À la racine du différent entre François Héran et Stephen Smith, il y a deux conceptions de la citoyenneté qui s'affrontent :
• La citoyenneté des États-nations démocratiques :  elle se définit par le « désir de vivre ensemble » (Ernest Renan, 1882), avec le sentiment de partager envers et contre tout un même ensemble de valeurs, de croyances et de mythes, de sensations et de goûts ; chacun est disposé à délibérer avec ses compatriotes et prêt à prendre les armes en cas de menace extérieure.
• La citoyenneté multiculturelle : elle se réduit au seul fait d'être né sur le territoire, indépendamment des valeurs et des coutumes de chacun. Cette conception, qui fut celle de l'empire romain et des empires musulmans, se traduit par le repli de chacun sur sa communauté, l'ordre public étant assuré par un pouvoir autoritaire, adossé à une force mercenaire, selon la définition des empires par l'historien Gabriel Martinez-Gros.

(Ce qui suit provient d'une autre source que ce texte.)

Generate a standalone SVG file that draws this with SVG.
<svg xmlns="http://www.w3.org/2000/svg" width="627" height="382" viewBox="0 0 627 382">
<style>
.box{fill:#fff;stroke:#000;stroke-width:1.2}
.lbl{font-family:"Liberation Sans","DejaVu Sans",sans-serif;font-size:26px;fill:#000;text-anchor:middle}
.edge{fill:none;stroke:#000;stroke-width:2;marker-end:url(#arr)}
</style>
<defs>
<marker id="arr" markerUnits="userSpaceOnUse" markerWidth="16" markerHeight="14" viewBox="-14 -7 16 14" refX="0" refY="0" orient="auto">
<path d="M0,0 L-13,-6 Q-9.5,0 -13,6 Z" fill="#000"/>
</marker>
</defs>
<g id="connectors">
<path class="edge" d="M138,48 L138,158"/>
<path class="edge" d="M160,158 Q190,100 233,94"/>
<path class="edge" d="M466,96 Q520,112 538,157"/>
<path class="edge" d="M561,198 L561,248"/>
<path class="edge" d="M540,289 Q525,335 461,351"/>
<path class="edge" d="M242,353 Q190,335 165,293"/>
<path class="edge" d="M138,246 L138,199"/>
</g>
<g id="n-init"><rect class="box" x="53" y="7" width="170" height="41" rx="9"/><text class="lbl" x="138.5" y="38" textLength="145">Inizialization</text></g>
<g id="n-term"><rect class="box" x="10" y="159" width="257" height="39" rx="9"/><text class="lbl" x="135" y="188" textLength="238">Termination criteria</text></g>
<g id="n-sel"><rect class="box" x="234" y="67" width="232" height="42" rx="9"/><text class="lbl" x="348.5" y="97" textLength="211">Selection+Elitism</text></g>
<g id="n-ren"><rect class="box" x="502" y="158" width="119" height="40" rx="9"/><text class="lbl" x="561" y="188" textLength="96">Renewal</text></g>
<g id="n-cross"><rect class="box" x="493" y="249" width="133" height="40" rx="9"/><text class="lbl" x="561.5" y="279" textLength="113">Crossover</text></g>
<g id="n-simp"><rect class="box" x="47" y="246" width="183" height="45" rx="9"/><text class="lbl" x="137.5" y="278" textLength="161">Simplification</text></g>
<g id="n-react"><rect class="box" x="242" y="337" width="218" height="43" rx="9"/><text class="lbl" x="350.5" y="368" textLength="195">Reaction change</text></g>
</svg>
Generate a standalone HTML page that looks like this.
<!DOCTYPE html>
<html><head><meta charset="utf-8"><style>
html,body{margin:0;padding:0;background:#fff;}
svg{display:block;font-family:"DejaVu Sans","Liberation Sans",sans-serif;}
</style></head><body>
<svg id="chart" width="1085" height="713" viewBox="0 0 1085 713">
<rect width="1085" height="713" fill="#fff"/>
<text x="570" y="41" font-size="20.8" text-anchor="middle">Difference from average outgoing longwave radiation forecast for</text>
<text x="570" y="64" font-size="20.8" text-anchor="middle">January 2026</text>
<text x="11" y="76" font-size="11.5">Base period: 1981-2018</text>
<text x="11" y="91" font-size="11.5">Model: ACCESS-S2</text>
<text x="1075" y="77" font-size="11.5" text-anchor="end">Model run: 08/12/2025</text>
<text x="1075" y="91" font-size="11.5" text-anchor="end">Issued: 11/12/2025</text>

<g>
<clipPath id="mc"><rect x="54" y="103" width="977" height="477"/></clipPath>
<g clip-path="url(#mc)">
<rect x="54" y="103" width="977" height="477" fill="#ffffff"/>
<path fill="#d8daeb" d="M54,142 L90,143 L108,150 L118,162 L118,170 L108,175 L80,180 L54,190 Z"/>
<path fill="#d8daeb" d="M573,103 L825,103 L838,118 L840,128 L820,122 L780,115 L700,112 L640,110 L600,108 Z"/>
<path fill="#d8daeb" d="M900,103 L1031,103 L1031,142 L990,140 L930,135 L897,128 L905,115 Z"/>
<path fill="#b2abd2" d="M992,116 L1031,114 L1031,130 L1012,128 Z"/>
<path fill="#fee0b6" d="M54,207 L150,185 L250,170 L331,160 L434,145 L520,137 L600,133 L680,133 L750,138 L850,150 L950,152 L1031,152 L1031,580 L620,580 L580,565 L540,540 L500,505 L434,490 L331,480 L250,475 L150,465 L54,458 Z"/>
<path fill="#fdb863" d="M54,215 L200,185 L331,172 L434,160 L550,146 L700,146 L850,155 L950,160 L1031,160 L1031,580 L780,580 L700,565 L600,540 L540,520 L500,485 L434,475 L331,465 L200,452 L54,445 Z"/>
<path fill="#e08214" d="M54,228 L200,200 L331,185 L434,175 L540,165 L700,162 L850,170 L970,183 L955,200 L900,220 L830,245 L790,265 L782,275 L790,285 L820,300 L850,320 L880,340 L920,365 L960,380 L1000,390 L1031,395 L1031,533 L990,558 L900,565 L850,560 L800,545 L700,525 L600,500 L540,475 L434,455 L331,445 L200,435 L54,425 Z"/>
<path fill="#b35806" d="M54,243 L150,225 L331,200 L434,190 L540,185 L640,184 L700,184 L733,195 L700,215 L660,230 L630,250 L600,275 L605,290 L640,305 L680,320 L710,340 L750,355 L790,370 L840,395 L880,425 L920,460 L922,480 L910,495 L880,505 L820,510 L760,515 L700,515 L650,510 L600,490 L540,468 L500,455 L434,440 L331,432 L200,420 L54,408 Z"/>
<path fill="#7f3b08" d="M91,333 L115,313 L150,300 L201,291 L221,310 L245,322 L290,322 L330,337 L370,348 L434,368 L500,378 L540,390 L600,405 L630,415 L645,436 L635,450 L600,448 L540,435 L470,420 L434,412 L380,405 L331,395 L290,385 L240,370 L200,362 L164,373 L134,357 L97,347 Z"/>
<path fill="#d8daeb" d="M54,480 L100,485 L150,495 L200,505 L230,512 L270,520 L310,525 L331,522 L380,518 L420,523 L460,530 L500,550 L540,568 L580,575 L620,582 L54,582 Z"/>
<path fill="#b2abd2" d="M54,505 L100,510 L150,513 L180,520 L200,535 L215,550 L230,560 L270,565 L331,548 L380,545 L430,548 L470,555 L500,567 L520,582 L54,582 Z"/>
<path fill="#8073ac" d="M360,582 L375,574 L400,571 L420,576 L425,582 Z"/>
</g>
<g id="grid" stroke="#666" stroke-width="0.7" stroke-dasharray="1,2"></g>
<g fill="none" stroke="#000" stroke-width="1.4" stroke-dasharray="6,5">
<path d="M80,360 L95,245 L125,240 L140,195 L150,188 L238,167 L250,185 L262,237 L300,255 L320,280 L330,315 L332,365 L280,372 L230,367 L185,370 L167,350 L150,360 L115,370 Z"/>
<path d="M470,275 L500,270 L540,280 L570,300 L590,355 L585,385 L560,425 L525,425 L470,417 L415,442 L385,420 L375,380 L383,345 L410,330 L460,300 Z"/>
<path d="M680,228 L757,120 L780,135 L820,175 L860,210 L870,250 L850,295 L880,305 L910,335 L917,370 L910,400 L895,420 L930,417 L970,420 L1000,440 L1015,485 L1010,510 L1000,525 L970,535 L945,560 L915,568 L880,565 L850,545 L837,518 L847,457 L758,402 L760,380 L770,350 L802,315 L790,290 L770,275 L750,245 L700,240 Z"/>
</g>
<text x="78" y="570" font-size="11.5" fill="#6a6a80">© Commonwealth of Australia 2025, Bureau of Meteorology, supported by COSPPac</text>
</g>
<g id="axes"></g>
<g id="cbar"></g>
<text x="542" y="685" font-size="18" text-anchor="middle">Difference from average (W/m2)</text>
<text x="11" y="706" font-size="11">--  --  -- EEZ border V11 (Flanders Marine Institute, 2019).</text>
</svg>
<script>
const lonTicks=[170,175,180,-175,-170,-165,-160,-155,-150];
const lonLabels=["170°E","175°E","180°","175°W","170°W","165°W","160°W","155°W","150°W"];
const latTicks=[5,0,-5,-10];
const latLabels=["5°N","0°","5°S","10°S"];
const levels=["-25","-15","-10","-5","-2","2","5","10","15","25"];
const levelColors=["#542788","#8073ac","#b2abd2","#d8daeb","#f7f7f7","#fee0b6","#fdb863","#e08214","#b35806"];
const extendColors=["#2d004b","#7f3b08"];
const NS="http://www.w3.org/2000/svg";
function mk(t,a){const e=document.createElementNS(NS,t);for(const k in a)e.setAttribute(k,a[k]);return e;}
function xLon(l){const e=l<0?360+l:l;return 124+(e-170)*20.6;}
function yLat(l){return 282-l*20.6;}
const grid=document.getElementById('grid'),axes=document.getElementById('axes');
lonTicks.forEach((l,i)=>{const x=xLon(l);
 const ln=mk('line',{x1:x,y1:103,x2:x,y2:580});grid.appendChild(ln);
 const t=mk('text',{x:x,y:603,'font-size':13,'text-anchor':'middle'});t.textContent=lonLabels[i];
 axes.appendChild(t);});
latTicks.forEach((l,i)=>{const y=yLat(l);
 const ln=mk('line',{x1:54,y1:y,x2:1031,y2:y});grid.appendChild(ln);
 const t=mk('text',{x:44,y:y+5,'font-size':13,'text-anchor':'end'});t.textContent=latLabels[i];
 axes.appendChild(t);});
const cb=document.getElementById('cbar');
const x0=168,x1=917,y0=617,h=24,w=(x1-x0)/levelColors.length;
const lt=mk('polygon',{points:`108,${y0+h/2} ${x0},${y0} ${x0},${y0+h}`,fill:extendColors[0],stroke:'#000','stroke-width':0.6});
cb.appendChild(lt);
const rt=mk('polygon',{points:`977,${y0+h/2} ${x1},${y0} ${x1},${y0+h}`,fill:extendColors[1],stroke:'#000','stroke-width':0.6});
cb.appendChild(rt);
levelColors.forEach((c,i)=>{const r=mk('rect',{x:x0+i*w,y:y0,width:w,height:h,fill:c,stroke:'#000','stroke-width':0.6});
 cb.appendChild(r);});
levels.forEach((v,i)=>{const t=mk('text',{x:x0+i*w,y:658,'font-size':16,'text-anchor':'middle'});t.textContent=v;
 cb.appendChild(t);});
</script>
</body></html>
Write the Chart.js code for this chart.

De sa chaire du Collège de France, le professeur, en adepte de la conception multiculturaliste, voit la société française strictement coupée en deux catégories :
• D’une part les personnes nées hors du territoire national et assimilées aux « immigrés ».
• D’autre part tous les autres habitants qui ont en commun d'être nés sur le territoire national et sont ipso facto exclus de la catégorie « immigrés »... même s'ils sont appelés à grandir et vivre dans une diaspora complètement coupée de la société française traditionnelle.

Cette opposition laisse circonspect. Doit-on ranger dans la catégorie « immigrés » l’écrivain Romain Gary, héros de la France Libre, né en Lituanie ou, plus près de nous, des compatriotes comme Gaston Kelman, né au Cameroun et auteur de l’inénarrable Je suis noir et je n’aime pas le manioc (2005) ? Doit-on aussi ramener à sa seule condition de Toulousain le terroriste Mohamed Merah, né dans la Ville rose et inhumé en Algérie après ses forfaits ?

La réalité est sans doute infiniment plus nuancée. Elle tient à la maîtrise de la langue, à l'adhésion à des principes ad hoc, à la volonté d'intégration etc. Le débat sur la notion d’« immigré » est aujourd'hui central et l'article de François Héran ne contribue pas à l’éclaircir :
• D’un côté, il y a ceux qui, comme l'honorable professeur, pensent que toute personne née sur le territoire national devient ipso facto un « Français comme les autres », même si son environnement familial et ses aspirations la portent vers d’autres horizons.
• De l’autre, il y a les simples gens qui s’inquiètent de la formation de « communautés extra-nationales » sans liens ni affinités avec le reste du pays. Ils y voient une menace pour le mode de vie dont ils ont hérité (s’ils sont d’origine européenne) ou qu’ils ont choisi (s’ils sont eux-mêmes d’origine extra-européenne).